In fact I think we make the assumption that INTERNAL_SYSCALL returns
a negative errno value in case or an error and make all the handling
to check for a syscall failure and errno setting generic. This will
required change ia64, mips, nios2, and sparc though.

> 
>>
>>> - Error handling: use of CR0[SO] to indicate error requires a mtcr / mtocr
>>>   instruction on the kernel side, and it is currently not implemented well
>>>   in glibc, requiring a mfcr (mfocr should be possible and asm goto support
>>>   would allow a better implementation). Is it worth continuing this style of
>>>   error handling? Or just move to -ve return means error? Using a different
>>>   bit would allow the kernel to piggy back the CR return code setting with
>>>   a test for the error case exit.
>>
>> GCC does not model the condition registers, so for inline system calls,
>> we have to produce a value anyway that the subsequence C code can check.
>> The assembler syscall wrappers do not need to do this, of course, but
>> I'm not sure which category of interfaces is more important.
> 
> Right. asm goto can improve this kind of pattern if it's inlined
> into the C code which tests the result, it can branch using the flags
> to the C error handling label, rather than move flags into GPR, test
> GPR, branch. However...
> 
>> But the kernel uses the -errno convention internally, so I think it
>> would make sense to pass this to userspace and not convert back and
>> forth.  This would align with what most of the architectures do, and
>> also avoids the GCC oddity.
> 
> Yes I would be interested in opinions for this option. It seems like
> matching other architectures is a good idea. Maybe there are some
> reasons not to.
> 
>>> - Should this be for 64-bit only? 'scv 1' could be reserved for 32-bit
>>>   calls if there was interest in developing an ABI for 32-bit programs.
>>>   Marginal benefit in avoiding compat syscall selection.
>>
>> We don't have an ELFv2 ABI for 32-bit.  I doubt it makes sense to
>> provide an ELFv1 port for this given that it's POWER9-specific.
> 
> Okay.
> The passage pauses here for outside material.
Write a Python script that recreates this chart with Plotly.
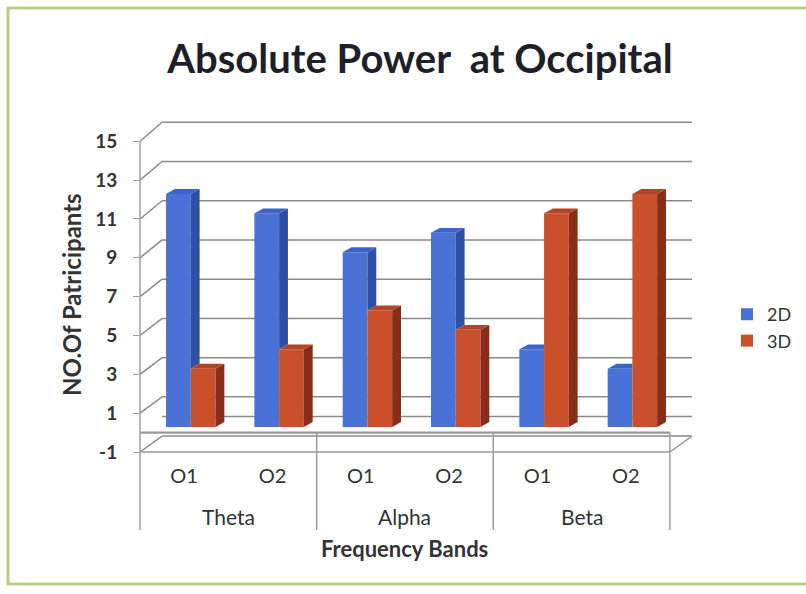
import plotly.graph_objects as go

# ---- data -------------------------------------------------------------
bands = ["Theta", "Alpha", "Beta"]
channels = ["O1", "O2", "O1", "O2", "O1", "O2"]
values_2d = [12, 11, 9, 10, 4, 3]
values_3d = [3, 4, 6, 5, 11, 12]
y_ticks = [-1, 1, 3, 5, 7, 9, 11, 13, 15]
y_tick_text = [str(v) for v in y_ticks]

# ---- page / axis geometry --------------------------------------------
W, H = 806, 594
L, R, T, B = 140, 114, 118, 142
X_MIN, X_MAX = -0.5, 5.75          # front axis plus the wall depth
Y_MIN, Y_MAX = -1.0, 16.2
PLOT_W, PLOT_H = W - L - R, H - T - B

WALL_DX = 0.25                       # depth offset of the back wall (x units)
WALL_SCALE, WALL_LIFT = 1.01, 0.82   # back wall vertical mapping

BAR_W = 0.28                         # width of each column face
BAR_SHIFT_X = 0.075                  # columns sit a little behind the front edge
BAR_LIFT = 0.29
SIDE_DX, TOP_DY = 0.10, 0.25         # visible depth of a column

BLUE_FRONT, BLUE_SIDE, BLUE_TOP = "#4a72d6", "#2e4fa6", "#3d63c4"
RED_FRONT, RED_SIDE, RED_TOP = "#c9502a", "#8a2d18", "#b0452a"
GRID = "#8a8a8a"
AXIS = "#999999"
TEXT = "#333333"
FONT = "Lato"


def back_y(v):
    return Y_MIN + WALL_SCALE * (v - Y_MIN) + WALL_LIFT


def px(xd):
    return (xd - X_MIN) / (X_MAX - X_MIN)


def py(yd):
    return (yd - Y_MIN) / (Y_MAX - Y_MIN)


def paper_from_pixel_y(p):
    return (H - B - p) / PLOT_H


def paper_from_pixel_x(p):
    return (p - L) / PLOT_W


def seg(x0, y0, x1, y1, color=GRID, width=1.5):
    return dict(type="line", xref="paper", yref="paper",
                x0=x0, y0=y0, x1=x1, y1=y1,
                line=dict(color=color, width=width), layer="below")


n = len(channels)
left, right = -0.5, n - 0.5
shapes = []

# back wall gridlines (ticks plus the zero level)
for v in y_ticks + [0]:
    shapes.append(seg(px(left + WALL_DX), py(back_y(v)),
                      px(right + WALL_DX), py(back_y(v))))
# side wall diagonals
for v in y_ticks:
    shapes.append(seg(px(left), py(v), px(left + WALL_DX), py(back_y(v))))

label_bottom = paper_from_pixel_y(530)
# front vertical axis, continuing down as the first group divider
shapes.append(seg(px(left), py(y_ticks[-1]), px(left), label_bottom, AXIS, 1.4))
# category axis at zero and the floor's front edge
shapes.append(seg(px(left), py(0), px(right), py(0), AXIS, 2.2))
shapes.append(seg(px(left), py(-1), px(right), py(-1), AXIS, 1.6))
shapes.append(seg(px(right), py(-1), px(right + WALL_DX), py(back_y(-1)), AXIS, 1.4))
# group dividers
for k in range(1, len(bands) + 1):
    xb = left + 2 * k
    shapes.append(seg(px(xb), py(0), px(xb), label_bottom, AXIS, 1.4))

# outer frame
shapes.append(dict(type="rect", xref="paper", yref="paper",
                   x0=paper_from_pixel_x(8), x1=paper_from_pixel_x(830),
                   y0=paper_from_pixel_y(584), y1=paper_from_pixel_y(8),
                   line=dict(color="#bccf84", width=3), layer="below"))

fig = go.Figure()

xs = [i + BAR_SHIFT_X for i in range(n)]
fig.add_trace(go.Bar(name="2D", x=xs, y=values_2d, base=BAR_LIFT, width=BAR_W,
                     offset=-BAR_W, marker=dict(color=BLUE_FRONT, line_width=0)))
fig.add_trace(go.Bar(name="3D", x=xs, y=values_3d, base=BAR_LIFT, width=BAR_W,
                     offset=0, marker=dict(color=RED_FRONT, line_width=0)))


def face(pts, color):
    fig.add_trace(go.Scatter(x=[p[0] for p in pts] + [pts[0][0]],
                             y=[p[1] for p in pts] + [pts[0][1]],
                             mode="lines", fill="toself", fillcolor=color,
                             line=dict(width=0, color=color),
                             showlegend=False, hoverinfo="skip"))


for i in range(n):
    c = xs[i]
    t = BAR_LIFT + values_2d[i]
    r = BAR_LIFT + values_3d[i]
    # 2D column: side visible only above the neighbouring 3D column
    if t > r:
        face([(c, r), (c + SIDE_DX, r + TOP_DY), (c + SIDE_DX, t + TOP_DY), (c, t)], BLUE_SIDE)
        face([(c - BAR_W, t), (c, t), (c + SIDE_DX, t + TOP_DY),
              (c - BAR_W + SIDE_DX, t + TOP_DY)], BLUE_TOP)
    else:
        face([(c - BAR_W, t), (c, t), (c, t + TOP_DY),
              (c - BAR_W + SIDE_DX, t + TOP_DY)], BLUE_TOP)
    # 3D column
    e = c + BAR_W
    face([(e, BAR_LIFT), (e + SIDE_DX, BAR_LIFT + TOP_DY),
          (e + SIDE_DX, r + TOP_DY), (e, r)], RED_SIDE)
    face([(c, r), (e, r), (e + SIDE_DX, r + TOP_DY), (c + SIDE_DX, r + TOP_DY)], RED_TOP)

annotations = []
for k, band in enumerate(bands):
    annotations.append(dict(text=band, xref="x", yref="paper", x=2 * k + 0.5,
                            y=paper_from_pixel_y(516), showarrow=False,
                            yanchor="middle", font=dict(family=FONT, size=21, color=TEXT)))
annotations.append(dict(text="<b>Frequency Bands</b>", xref="x", yref="paper", x=2.5,
                        y=paper_from_pixel_y(548), showarrow=False, yanchor="middle",
                        font=dict(family=FONT, size=22, color=TEXT)))
annotations.append(dict(text="<b>NO.Of Patricipants</b>", xref="paper", yref="paper",
                        x=paper_from_pixel_x(71), y=paper_from_pixel_y(295),
                        textangle=-90, showarrow=False, xanchor="center", yanchor="middle",
                        font=dict(family=FONT, size=24, color=TEXT)))

fig.update_layout(
    width=W, height=H,
    margin=dict(l=L, r=R, t=T, b=B, autoexpand=False),
    paper_bgcolor="white", plot_bgcolor="rgba(0,0,0,0)",
    barmode="overlay",
    title=dict(text="<b>Absolute Power  at Occipital</b>", xref="paper",
               x=paper_from_pixel_x(420), xanchor="center",
               yref="container", y=1 - 59 / H, yanchor="middle",
               font=dict(family=FONT, size=40, color="#1f1f2a")),
    xaxis=dict(range=[X_MIN, X_MAX], tickmode="array", tickvals=list(range(n)),
               ticktext=channels, ticks="", showgrid=False, zeroline=False,
               showline=False, ticklabelstandoff=10,
               tickfont=dict(family=FONT, size=20, color=TEXT)),
    yaxis=dict(range=[Y_MIN, Y_MAX], tickmode="array", tickvals=y_ticks,
               ticktext=y_tick_text,
               ticks="outside", ticklen=6, tickcolor=AXIS, tickwidth=1.4,
               showgrid=False, zeroline=False, showline=False, ticklabelstandoff=12,
               tickfont=dict(family=FONT, size=19, color=TEXT, weight="bold")),
    legend=dict(x=paper_from_pixel_x(727), y=paper_from_pixel_y(296),
                xanchor="left", yanchor="top", bgcolor="rgba(0,0,0,0)",
                font=dict(family=FONT, size=18, color=TEXT), tracegroupgap=0),
    shapes=shapes,
    annotations=annotations,
    showlegend=True,
)

fig.write_html("out.html")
There's no reason not to enable this for BE, at least for the
> kernel it's no additional work so it probably remains enabled (unless
> there is something really good we could do with the ABI if we exclude
> ELFv1 but I don't see anything).
> 
> But if glibc only builds for ELFv2 support that's probably reasonable.
> 
>>
>> From the glibc perspective, the major question is how we handle run-time
>> selection of the system call instruction sequence.  On i386, we use a
>> function pointer in the TCB to call an instruction sequence in the vDSO.
>> That's problematic from a security perspective.  I expect that on
>> POWER9, using a pointer in read-only memory would be equally
>> non-attractive due to a similar lack of PC-relative addressing.  We
>> could use the HWCAP bit in the TCB, but that would add another (easy to
>> predict) conditional branch to every system call.
> 
> I would have to defer to glibc devs on this. Conditional branch
> should be acceptable I think, scv improves speed as much as several
> mispredicted branches (about 90 cycles).
> 
>> I don't think it matters whether both system call variants use the same
>> error convention because we could have different error code extraction
>> code on the two branches.
> 
> That's one less difficulty.

We already had to push a similar hack where glibc used to abort transactions
prior syscalls to avoid some side-effects on kernel (commit 56cf2763819d2f).
It was eventually removed from syscall handling by f0458cf4f9ff3d870, where
we only enable TLE if kernel suppors PPC_FEATURE2_HTM_NOSC.

The transaction syscall abort used to read a variable directly from TCB,
so this could be an option. I would expect that we could optimize it where
if glibc is building against a recent kernel and compiler is building
for a ISA 3.0+ cpu we could remove the 'sc' code.